Evan Hulick is a 6th-year Ph.D. Candidate in English at The Catholic University of America (CUA) who concentrates on 20th-century Modernism. He began as Stoney’s student in his first year at SUNY New Paltz and was mentored by Stoney through his MA in English and at numerous conferences then and now (Hemingway Society, EMR Society, and RPW Circle, ALSCW and SAMLA).  He is currently dissertating under the mentorship of his Director, Dr. Ernest Suarez, on J.R.R. Tolkien’s influence on Ursula K. Le Guin, Margaret Atwood, and Junot Díaz. 

 

Published globally with little reportable income, Mike Jurkovic’s full-length books include Buckshot Reckoning, mooncussers, AmericanMental, (Luchador Press 2023, 2022, 2020) and Blue Fan Whirring (Nirala Press, 2018) a 2016 Pushcart nominee. President of Calling All Poets, now celebrating its 25th year in the Hudson Valley. Musio reviewer at All About Jazz & lightwoodpress.com Host of New Jazz Excursions, Mondays, 9-10am, WVKR-91.3FM Vassar College. The Rock n Roll Curmudgeon appeared in Rhythm and News Magazine, 1996-2003. Mike’s readings and other musings can be found on his website and his YouTube Channel.   He loves Emily most of all. 

 

Carina Kohn is a multi-genre writer, editor, and educator from New York. She received an MFA in Creative Writing and Literature from Stony Brook University and a BA in English at SUNY New Paltz. She is the Co-Founder and Co-Editor of Moonlighting by Lit Pub, and is a Contributing Poetry Editor for The Incognito Press. In 2023, she was an Artist-in-Residence at the Watermill Center, and she is a top prize recipient for 2022’s Money for Women in Fiction: Barbara Deming Memorial Fund. You can find her work in Ponder Review, The Brooklyn Rail, and Chronogram. 

 

Nathan L. Lee had been enrolled in a Ph.D. program at the University of Louisiana-Lafayette, studying linguistics and folkloric traditions in American Literature until his passing in 2024. While at New Paltz, Nathan participated in the 2018 Symposium and published multiple essays in the Shawangunk Review. Our emeritus colleague Jim Schiffer shared this note about him:  “…most of his work in our MA program came out of his many courses and close association with Professor Harry Stoneback, especially his papers on Hemingway and Elizabeth Madox Roberts. That he was a top student in my course on Shakespeare speaks to Nathan’s impressive breadth of knowledge and experience as well as the power of his intellect.” Nathan was gifted in the arts and shared that passion with all whom he met.

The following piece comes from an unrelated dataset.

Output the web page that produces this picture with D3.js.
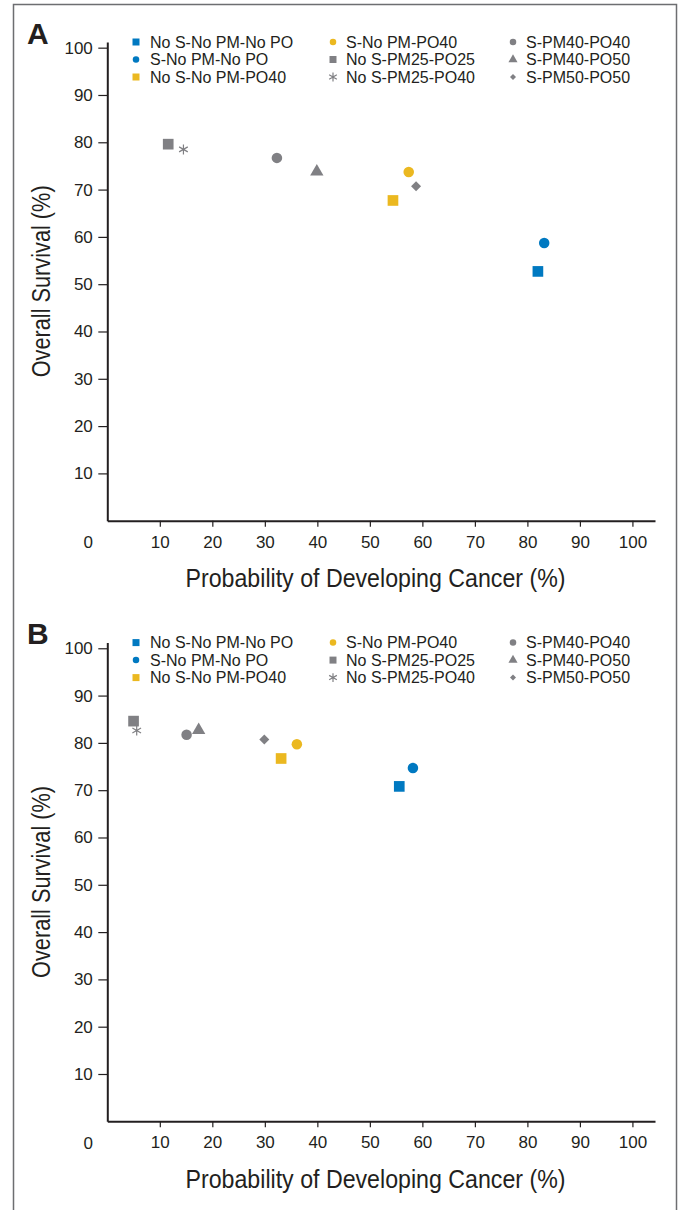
<!DOCTYPE html>
<html>
<head>
<meta charset="utf-8">
<script src="https://cdn.jsdelivr.net/npm/d3@7"></script>
<style>
    body { margin: 0; background: #fff; }
    svg { display: block; }
    text { font-family: "Liberation Sans", Arial, Helvetica, sans-serif; fill: #231f20; }
</style>
</head>
<body>
<svg id="chart"></svg>
<script>
// series, in legend order (column by column)
var seriesNames = [
    "No S-No PM-No PO", "S-No PM-No PO", "No S-No PM-PO40",
    "S-No PM-PO40", "No S-PM25-PO25", "No S-PM25-PO40",
    "S-PM40-PO40", "S-PM40-PO50", "S-PM50-PO50"
];

// panel A: probability of developing cancer (%), overall survival (%)
var cancerA = [82.0, 83.2, 54.4, 57.4, 11.6, 14.5, 32.3, 39.9, 58.8];
var survivalA = [52.7, 58.7, 67.7, 73.7, 79.6, 78.5, 76.7, 73.8, 70.7];

// panel B
var cancerB = [55.6, 58.2, 33.1, 36.1, 5.0, 5.6, 15.1, 17.4, 29.9];
var survivalB = [70.8, 74.7, 76.7, 79.7, 84.6, 82.6, 81.7, 82.7, 80.7];

var tickValues = [10, 20, 30, 40, 50, 60, 70, 80, 90, 100];

// styles per series
var colors = ["#0079c1", "#0079c1", "#ebb820", "#ebb820", "#808084", "#808084", "#808084", "#808084", "#808084"];
var shapes = ["square", "circle", "square", "circle", "square", "asterisk", "circle", "triangle", "diamond"];

var w = 681;
var h = 1210;

var svg = d3.select("#chart")
    .attr("width", w)
    .attr("height", h);

svg.append("rect")
    .attr("width", w)
    .attr("height", h)
    .attr("fill", "#fff");

// outer frame (runs off the bottom)
svg.append("rect")
    .attr("x", 13.5)
    .attr("y", 4.5)
    .attr("width", 663)
    .attr("height", 1220)
    .attr("fill", "none")
    .attr("stroke", "#6d6e71")
    .attr("stroke-width", 1.5);

var symbolTypes = {
    square: d3.symbolSquare,
    circle: d3.symbolCircle,
    triangle: d3.symbolTriangle,
    diamond: d3.symbolSquare,
    asterisk: d3.symbolAsterisk
};
var plotSizes = { square: 114, circle: 87, triangle: 77, diamond: 50, asterisk: 70 };
var legendSizes = { square: 49, circle: 33, triangle: 36, diamond: 18, asterisk: 55 };

function drawMark(sel, shape, color, size) {
    sel.attr("d", d3.symbol().type(symbolTypes[shape]).size(size)())
        .attr("fill", shape == "asterisk" ? "none" : color)
        .attr("stroke", shape == "asterisk" ? color : "none")
        .attr("stroke-width", shape == "asterisk" ? 1.2 : 0);
}

function drawPanel(label, cancer, survival, top) {
    var g = svg.append("g")
        .attr("transform", "translate(0," + top + ")");

    var x = d3.scaleLinear().domain([0, 104.3]).range([107.3, 655]);
    var y = d3.scaleLinear().domain([0, 101.2]).range([520.7, 42]);

    // y axis
    var yAxis = g.append("g")
        .attr("transform", "translate(" + x(0) + ",0)")
        .call(d3.axisLeft(y).tickValues(tickValues).tickSize(9).tickSizeOuter(0).tickPadding(5.5));
    // x axis
    var xAxis = g.append("g")
        .attr("transform", "translate(0," + y(0) + ")")
        .call(d3.axisBottom(x).tickValues(tickValues).tickSize(6).tickSizeOuter(0).tickPadding(9));

    [xAxis, yAxis].forEach(function (a) {
        a.select(".domain").attr("stroke", "#231f20").attr("stroke-width", 2);
        a.selectAll(".tick line").attr("stroke", "#231f20").attr("stroke-width", 1.2);
        a.selectAll(".tick text")
            .attr("fill", "#231f20")
            .attr("font-size", "17px")
            .attr("font-family", "Liberation Sans, Arial, sans-serif");
    });

    // shared origin label
    g.append("text")
        .text("0")
        .attr("x", 88.3)
        .attr("y", 548.3)
        .attr("text-anchor", "middle")
        .attr("font-size", "17px");

    // panel letter
    g.append("text")
        .text(label)
        .attr("x", 27)
        .attr("y", 43.6)
        .attr("font-size", "30px")
        .attr("font-weight", "bold");

    // axis titles
    g.append("text")
        .text("Overall Survival (%)")
        .attr("transform", "translate(50," + y(50.6) + ") rotate(-90)")
        .attr("text-anchor", "middle")
        .attr("font-size", "25px")
        .attr("textLength", 192)
        .attr("lengthAdjust", "spacingAndGlyphs");

    g.append("text")
        .text("Probability of Developing Cancer (%)")
        .attr("x", 375.5)
        .attr("y", 587)
        .attr("text-anchor", "middle")
        .attr("font-size", "25px")
        .attr("textLength", 380)
        .attr("lengthAdjust", "spacingAndGlyphs");

    // points
    g.selectAll("path.point")
        .data(seriesNames)
        .enter()
        .append("path")
        .attr("class", "point")
        .each(function (d, i) {
            drawMark(d3.select(this), shapes[i], colors[i], plotSizes[shapes[i]]);
        })
        .attr("transform", function (d, i) {
            return "translate(" + x(cancer[i]) + "," + y(survival[i]) + ")" +
                (shapes[i] == "diamond" ? " rotate(45)" : "");
        });

    // legend, 3 columns x 3 rows
    var colMark = [136, 333, 513];
    var colText = [150, 346, 526];
    var rowY = [42, 59.5, 77];

    var items = g.selectAll("g.legend")
        .data(seriesNames)
        .enter()
        .append("g")
        .attr("class", "legend")
        .attr("transform", function (d, i) {
            return "translate(0," + rowY[i % 3] + ")";
        });

    items.append("path")
        .each(function (d, i) {
            drawMark(d3.select(this), shapes[i], colors[i], legendSizes[shapes[i]]);
        })
        .attr("transform", function (d, i) {
            return "translate(" + colMark[Math.floor(i / 3)] + ",0)" +
                (shapes[i] == "diamond" ? " rotate(45)" : "");
        });

    items.append("text")
        .text(function (d) { return d; })
        .attr("x", function (d, i) { return colText[Math.floor(i / 3)]; })
        .attr("dy", "0.36em")
        .attr("font-size", "16px");
}

drawPanel("A", cancerA, survivalA, 0);
drawPanel("B", cancerB, survivalB, 600.6);
</script>
</body>
</html>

He will be greatly missed.

 

Dylan Perles graduated from SUNY New Paltz’s English MA program in August 2023. She was also the Graduate Assistant for the English department. Dylan is a scholar of British literature with an emphasis on Shakespeare and 19th century novels of manners. Some of her literary interests include Jane Austen, feminist criticism, Victorian literature, and the marriage plot. Dylan currently works as a freelance writer.

 

Guy Reed won the 2022 Littoral Press poetry prize and is author of Second Innocence (Luchador Press), The Effort To Hold Light (Finishing Line Press), and co-author, with Cheryl A. Rice, of Until The Words Came (Post Traumatic Press). His poems and essays have been published in journals both online and in print. He’s a graduate of The American Academy of Dramatic Arts. From Minnesota, Guy now resides in the Catskills Mountains. <guyedwinreed.com> 

 

Aylie Rudge is a graduate student of English Literature at SUNY New Paltz. She has worked as a teaching assistant and graduate assistant editor for the faculty development center, and is a lover of all things literary and creative.

 

Kimberly Sanford graduated from the School of Education with her MSEd in 2023. She teaches English at Sullivan County BOCES in the Alternative Education program and Introduction to Disability Studies in the School of Education at New Paltz. As an early-career teacher, she works toward building an inclusive learning environment through the integration of diverse curriculum materials and a Disability Studies framework to her instructional practices. Kimberly’s personal literary interests include women’s memoirs, Shirley Jackson’s body of work, and short stories.

 

Owen Smith is a graduate English student in SUNY New Paltz’s 4+1 program with a concentration in creative writing. He is interested in creative fiction and poetry, as well as nonfiction writing in literary criticism and theory. His work centers on postmodern and contemporary writing, as well as themes of language, culture and physical space. Owen does work for a dry-cleaning service. 

 

Ron Smith is former Poet Laureate of Virginia (2014-2016) and author of Running Again in Hollywood Cemetery, Moon Road, Its Ghostly Workshop, The Humility of the Brutes, and That Beauty in the Trees. 

 

Taylor Steinberg is a graduate from the SUNY New Paltz English program. His poems have been published by the Hudson Valley Writer’s Guild and in Chronogram. 

 

Emily Vanston holds a Master of Arts in Teaching in Adolescent Education (English) from SUNY New Paltz and has worked in writing, editing, and publishing throughout her career. Her work has been published in the Shawangunk Review, Chronogram, and elsewhere. Emily lives in Wappingers Falls with her husband and son.